Based on that belief, the friends sought co-founders who – unlike themselves – were experts in the field. Prins: “At Cradle, we make biology programmable and design smarter proteins to make and break down almost anything. That way, many processes can be made more sustainable, efficient, and better designed.” Prins is most looking forward to application in production processes that now consume a lot of energy and require fossil fuels. “Suppose we could replace gas and oil by putting CO₂ in a vessel, and fuel comes out. That would make a huge difference.”

Programming biology sounds interesting. But how?

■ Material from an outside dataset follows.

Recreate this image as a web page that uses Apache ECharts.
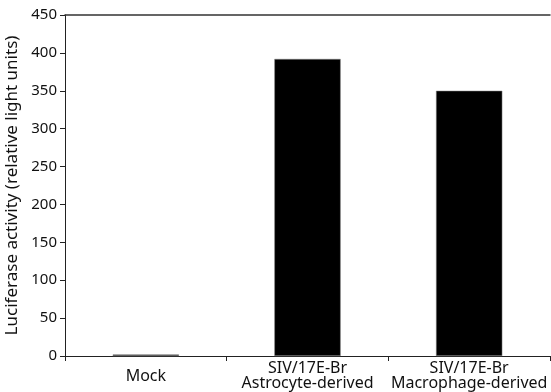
<!DOCTYPE html>
<html><head><meta charset="utf-8">
<script src="https://cdn.jsdelivr.net/npm/echarts@6/dist/echarts.min.js"></script>
<style>html,body{margin:0;padding:0;background:#fff}#c{width:551px;height:392px}</style>
</head><body><div id="c"></div>
<script>
var categories = ['Mock', 'SIV/17E-Br\nAstrocyte-derived', 'SIV/17E-Br\nMacrophage-derived'];
var values = [2, 392, 350];
var yTicks = [0, 50, 100, 150, 200, 250, 300, 350, 400, 450];
var yTitle = 'Luciferase activity (relative light units)';

var font = 'Noto Sans';
var chart = echarts.init(document.getElementById('c'), null, {renderer: 'canvas'});
chart.setOption({
  animation: false,
  backgroundColor: '#fff',
  grid: {left: 65, right: 1, top: 15, bottom: 36, containLabel: false, outerBoundsMode: 'none'},
  xAxis: [{
    type: 'category', data: categories, position: 'bottom',
    axisLine: {lineStyle: {color: '#222', width: 1}},
    axisTick: {show: true, alignWithLabel: false, length: 5, lineStyle: {color: '#222'}},
    axisLabel: {color: '#111', fontFamily: font, fontSize: 16, margin: 20, lineHeight: 15,
      verticalAlign: 'middle', interval: 0}
  }, {
    type: 'category', data: categories, position: 'top',
    axisLine: {show: true, lineStyle: {color: '#333', width: 1.5}},
    axisTick: {show: false}, axisLabel: {show: false}
  }],
  yAxis: {
    type: 'value', min: yTicks[0], max: yTicks[yTicks.length - 1], interval: 50,
    name: yTitle, nameLocation: 'middle', nameGap: 37,
    nameTextStyle: {color: '#111', fontFamily: font, fontSize: 17},
    axisLine: {show: true, lineStyle: {color: '#222', width: 1}},
    axisTick: {show: true, length: 5, lineStyle: {color: '#222'}},
    axisLabel: {color: '#111', fontFamily: font, fontSize: 15, margin: 8},
    splitLine: {show: false}
  },
  series: [{
    type: 'bar', data: values, barWidth: '41%',
    itemStyle: {color: '#000', borderColor: '#888', borderWidth: 0.5}
  }]
});
</script></body></html>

Proteins are complex molecules with different structures. You can compare it to little machines that can make or break down everything around us. Designing an optimal protein is mainly a process of trial and error: it is difficult, expensive, and time-consuming. An experiment with a new protein soon takes weeks, and a 1% success rate is already considered successful.
Cradle’s computer model speaks the language of proteins, so it predicts the impact of one or more changes in a protein. Moreover, it comes up with ideas that humans would never come up with. This makes the customer design process ten to twelve times faster, ten times cheaper and much more likely to succeed

Europe successful in making tech companies great? Nonsense

Cradle’s ambitions are big. Preferably, it makes those ambitions come true from Europe, but Prins does not know whether that will succeed. “In America and China, the government supports and accelerates industry winners. We do that much less in Europe. It is often said that we are already doing very well, but that is theater. Yes, maybe if you focus on a few good numbers, but just many more unicorns are coming out of the US.”

Prins believes this could change if governments supported companies more. “By saying: if it succeeds, we will be your first big customer. Moreover, universities here often pull far too big trousers, and we have to pull out all the stops to defend the 30% rule for expats. The figures clearly show that expats provide the Netherlands much more than they cost. Scandalous, if you ask me.”

Fingerspitzengefühl for new technology

Prins’ involvement with Cradle is hard to call coincidental. He has a Fingerspitzengefühl for when technology is ready to make an impact. “Where does that come from? No idea. My mother is an aerobics instructor, and his father a rheumatologist, so it’s not like I grew up with it.” But for as long as he can remember, he’s enjoyed thinking about how technologies come together. In the next two years, he expects an explosion of robots. In his bag is a pair of glasses with a little camera. “Those aren’t ready for the masses yet, but I’m buying them to imagine how it will change the world.”

The most important lesson he has learned so far is twofold. One: He learned more from a year of entrepreneurship than from years of studying. “You don’t build a network. Gaining experience at different companies, startups, and agencies is much more educational. It’s that accumulation of experiences that allows you to make better decisions with more intuition.”

Two: It is essential to work with people who are so good that they intimidate you. “It’s enjoyable to be the smartest in a room, but you don’t learn a fuck from it. At Cradle, plenty of people are walking around who I think are brilliant. Although objectively, I know it’s unnecessary, I constantly suffer from imposter syndrome. But that shouldn’t stop you from not doing something. It’s precisely outside that comfort zone that you can accomplish things. Besides that, as long as you immerse yourself in something, you can quickly get to a level where you become a little dangerous.”